[JOB] Leaving the pictures aside, transcribe every line below exactly.

[GIVEN DATA]
++++++++++

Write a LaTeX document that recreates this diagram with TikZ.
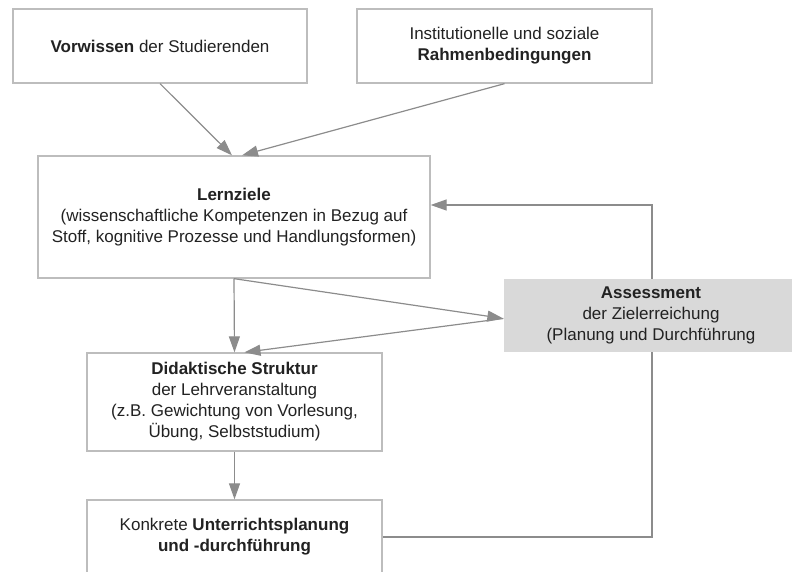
\documentclass[tikz,border=0pt]{standalone}
\usepackage{fontspec}
\setmainfont{Liberation Sans}
\usetikzlibrary{arrows.meta,backgrounds}
\definecolor{boxgray}{HTML}{BDBDBD}
\definecolor{linegray}{HTML}{8C8C8C}
\definecolor{fillgray}{HTML}{D9D9D9}
\definecolor{txt}{HTML}{222222}
\newcommand{\myfs}{\fontsize{17pt}{21pt}\selectfont}
\tikzset{
  box/.style={draw=boxgray, line width=1.3pt, fill=white, align=center,
    inner sep=0pt, font=\myfs, text=txt},
  grbox/.style={box, draw=none, fill=fillgray},
  arr/.style={draw=linegray, line width=1.2pt, -{Triangle[length=16pt,width=11pt]}},
  ln/.style={draw=linegray, line width=1.2pt}
}
\begin{document}
\begin{tikzpicture}[x=1pt,y=-1pt]
\useasboundingbox (0,0) rectangle (792,572);
\node[box, minimum width=294pt, minimum height=74pt] (vw) at (160,46)
  {\textbf{Vorwissen} der Studierenden};
\node[box, minimum width=295pt, minimum height=74pt] (ir) at (504.5,46)
  {Institutionelle und soziale\\\textbf{Rahmenbedingungen}};
\node[box, minimum width=392pt, minimum height=122pt] (lz) at (234,217)
  {\textbf{Lernziele}\\(wissenschaftliche Kompetenzen in Bezug auf\\Stoff, kognitive Prozesse und Handlungsformen)};
\node[grbox, minimum width=294pt, minimum height=73pt] (as) at (651,315.5)
  {\textbf{Assessment}\\der Zielerreichung\\(Planung und Durchführung};
\node[box, minimum width=295pt, minimum height=98pt] (dk) at (234.5,402)
  {\textbf{Didaktische Struktur}\\der Lehrveranstaltung\\(z.B. Gewichtung von Vorlesung,\\Übung, Selbststudium)};
\node[box, minimum width=295pt, minimum height=74pt] (uk) at (234.5,537)
  {Konkrete \textbf{Unterrichtsplanung}\\\textbf{und -durchführung}};
\coordinate (fb) at (652,205);
\begin{pgfonlayer}{background}
\draw[arr] (uk.east) -| (fb) -- (lz.east |- fb);
\end{pgfonlayer}
\draw[arr] (vw.south) -- ([xshift=-2pt]lz.north);
\draw[arr] (ir.south) -- ([xshift=8pt]lz.north);
\draw[arr] (lz.south) -- (dk.north);
\draw[arr] (lz.south) -- ([yshift=-3pt]as.west);
\draw[arr] ([yshift=-3pt]as.west) -- ([xshift=10pt]dk.north);
\draw[arr] (dk.south) -- (uk.north);
\end{tikzpicture}
\end{document}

++++++++++

[THE SOLUTION]
Write a LaTeX document that recreates this diagram with TikZ.
\documentclass[tikz,border=0pt]{standalone}
\usepackage{fontspec}
\setmainfont{Liberation Sans}
\usetikzlibrary{arrows.meta,backgrounds}
\definecolor{boxgray}{HTML}{BDBDBD}
\definecolor{linegray}{HTML}{8C8C8C}
\definecolor{fillgray}{HTML}{D9D9D9}
\definecolor{txt}{HTML}{222222}
\newcommand{\myfs}{\fontsize{17pt}{21pt}\selectfont}
\tikzset{
  box/.style={draw=boxgray, line width=1.3pt, fill=white, align=center,
    inner sep=0pt, font=\myfs, text=txt},
  grbox/.style={box, draw=none, fill=fillgray},
  arr/.style={draw=linegray, line width=1.2pt, -{Triangle[length=16pt,width=11pt]}},
  ln/.style={draw=linegray, line width=1.2pt}
}
\begin{document}
\begin{tikzpicture}[x=1pt,y=-1pt]
\useasboundingbox (0,0) rectangle (792,572);
\node[box, minimum width=294pt, minimum height=74pt] (vw) at (160,46)
  {\textbf{Vorwissen} der Studierenden};
\node[box, minimum width=295pt, minimum height=74pt] (ir) at (504.5,46)
  {Institutionelle und soziale\\\textbf{Rahmenbedingungen}};
\node[box, minimum width=392pt, minimum height=122pt] (lz) at (234,217)
  {\textbf{Lernziele}\\(wissenschaftliche Kompetenzen in Bezug auf\\Stoff, kognitive Prozesse und Handlungsformen)};
\node[grbox, minimum width=294pt, minimum height=73pt] (as) at (651,315.5)
  {\textbf{Assessment}\\der Zielerreichung\\(Planung und Durchführung};
\node[box, minimum width=295pt, minimum height=98pt] (dk) at (234.5,402)
  {\textbf{Didaktische Struktur}\\der Lehrveranstaltung\\(z.B. Gewichtung von Vorlesung,\\Übung, Selbststudium)};
\node[box, minimum width=295pt, minimum height=74pt] (uk) at (234.5,537)
  {Konkrete \textbf{Unterrichtsplanung}\\\textbf{und -durchführung}};
\coordinate (fb) at (652,205);
\begin{pgfonlayer}{background}
\draw[arr] (uk.east) -| (fb) -- (lz.east |- fb);
\end{pgfonlayer}
\draw[arr] (vw.south) -- ([xshift=-2pt]lz.north);
\draw[arr] (ir.south) -- ([xshift=8pt]lz.north);
\draw[arr] (lz.south) -- (dk.north);
\draw[arr] (lz.south) -- ([yshift=-3pt]as.west);
\draw[arr] ([yshift=-3pt]as.west) -- ([xshift=10pt]dk.north);
\draw[arr] (dk.south) -- (uk.north);
\end{tikzpicture}
\end{document}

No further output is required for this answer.